One More Mountain

Deborah Ellis works as a mental health residential counsellor in Toronto. She is the winner of the Governor General’s Award in Canada (equivalent to the Carnegie Medal) for her first novel Looking for X.

She was raised in Paris, Ontario, and from the time she was 17, she has been a political activist advocating non-violence. After high school, she went to Toronto and worked in the Peace Movement. Later she got involved in the Women’s Movement, focusing on women’s rights and economic justice.

Deborah has spent much time in Pakistan, in Afghan refugee camps, talking to women and documenting their lives under 20 years of war. Her main engagement continues to be anti-war politics.

Deborah has written four novels about a 12-year-old girl, Parvana, living under Taliban rule in Afghanistan and the challenges that she and her family face. The fourth book, My Name is Parvana, is set against the American invasion and is a period of cautious hope.

Since the American withdrawal and the subsequent takeover of Afghanistan by the Taliban, Deborah has been compelled to write a fifth novel about Parvana, One More Mountain.  She joins Nikki Gamble In the Reading Corner to tell us more about it and her involvement with the women and children of Afghanistan.




Purchase  One More Mountain from our bookselling partner Best Books for Schools.


Publisher’s Blurb

It’s 2021, and the Taliban have regained power in Afghanistan. Parvana and Shauzia, the brave protagonists of The Breadwinner, must now flee to escape new dangers from an old enemy. It has been 20 years since Parvana and Shauzia had to disguise themselves as boys to support themselves and their families.

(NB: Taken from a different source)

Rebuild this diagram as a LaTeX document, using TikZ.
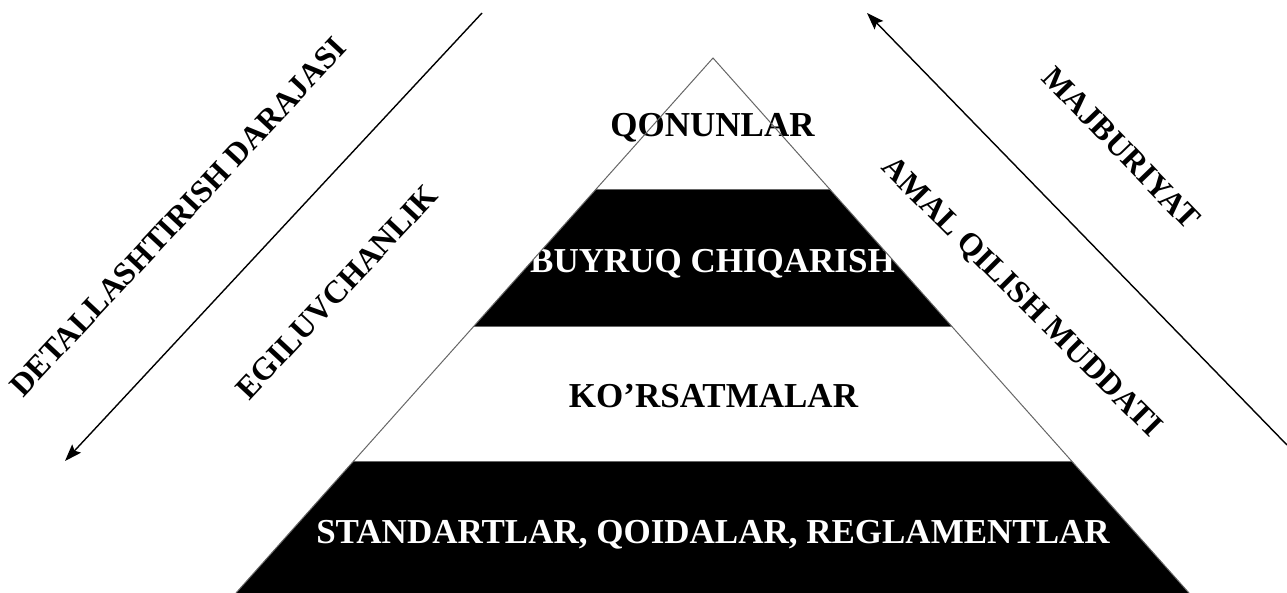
\documentclass[tikz,border=0pt]{standalone}
\usepackage{fontspec}
\setmainfont{Liberation Serif}
\usetikzlibrary{arrows.meta}
\tikzset{
  lbl/.style={font=\bfseries\fontsize{35}{35}\selectfont, inner sep=0pt, anchor=base},
  rlbl/.style={font=\bfseries\fontsize{32}{32}\selectfont, inner sep=0pt},
  band/.style={fill=black},
  edge/.style={draw=black!60, line width=1pt},
  axis/.style={draw=black, line width=1.4pt, -{Stealth[length=17pt,width=12pt,inset=3pt]}}
}
\begin{document}
\begin{tikzpicture}[x=1pt,y=-1pt]
\useasboundingbox (0,0) rectangle (1287,593);
% pyramid corner coordinates
\coordinate (apex) at (713,58);
\coordinate (l1) at (595.3,190); \coordinate (r1) at (830.5,190);
\coordinate (l2) at (473.2,327); \coordinate (r2) at (952.4,327);
\coordinate (l3) at (353.7,461); \coordinate (r3) at (1071.7,461);
\coordinate (l4) at (236,593);   \coordinate (r4) at (1189,593);
% black bands
\fill[band] (l1) -- (r1) -- (r2) -- (l2) -- cycle;
\fill[band] (l3) -- (r3) -- (r4) -- (l4) -- cycle;
% texts in the pyramid
\node[lbl] (qonun) at (712.5,137) {QONUNLAR};
\node[lbl,text=white] (buyruq) at (712.5,273) {BUYRUQ CHIQARISH};
\node[lbl] (kors) at (713.5,407) {KO’RSATMALAR};
\node[lbl,text=white] (stand) at (713,543) {STANDARTLAR, QOIDALAR, REGLAMENTLAR};
% outline
\draw[edge] (l4) -- (apex) -- (r4);
\draw[edge] (l1) -- (r1);
\draw[edge] (l2) -- (r2);
\draw[edge] (l3) -- (r3);
% side arrows
\coordinate (a1) at (482,13); \coordinate (a2) at (65,461);
\coordinate (b1) at (1287,445); \coordinate (b2) at (867,13);
\draw[axis] (a1) -- (a2);
\draw[axis] (b1) -- (b2);
% rotated labels
\node[rlbl,rotate=47] (detal) at (178,217) {DETALLASHTIRISH DARAJASI};
\node[rlbl,rotate=47] (egil) at (337,292) {EGILUVCHANLIK};
\node[rlbl,rotate=-46] (majb) at (1121,148) {MAJBURIYAT};
\node[rlbl,rotate=-45] (amal) at (1021,298) {AMAL QILISH MUDDATI};
\end{tikzpicture}
\end{document}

But when the Taliban were defeated in 2001, it looked as if Afghans could finally rebuild their country. Many things have changed for Parvana since then. She has married Asif, whom she met in the desert as she searched for her family as a child.

She runs a school for girls. She has a son, Rafi, who is about to fly to New York, where he will train to become a dancer. While Asif tries to get Parvana’s sister, Maryam, and Rafi on one of the last flights out of Kabul, the Taliban come to the school, and Parvana must lead the girls out of Green Valley into the mountains.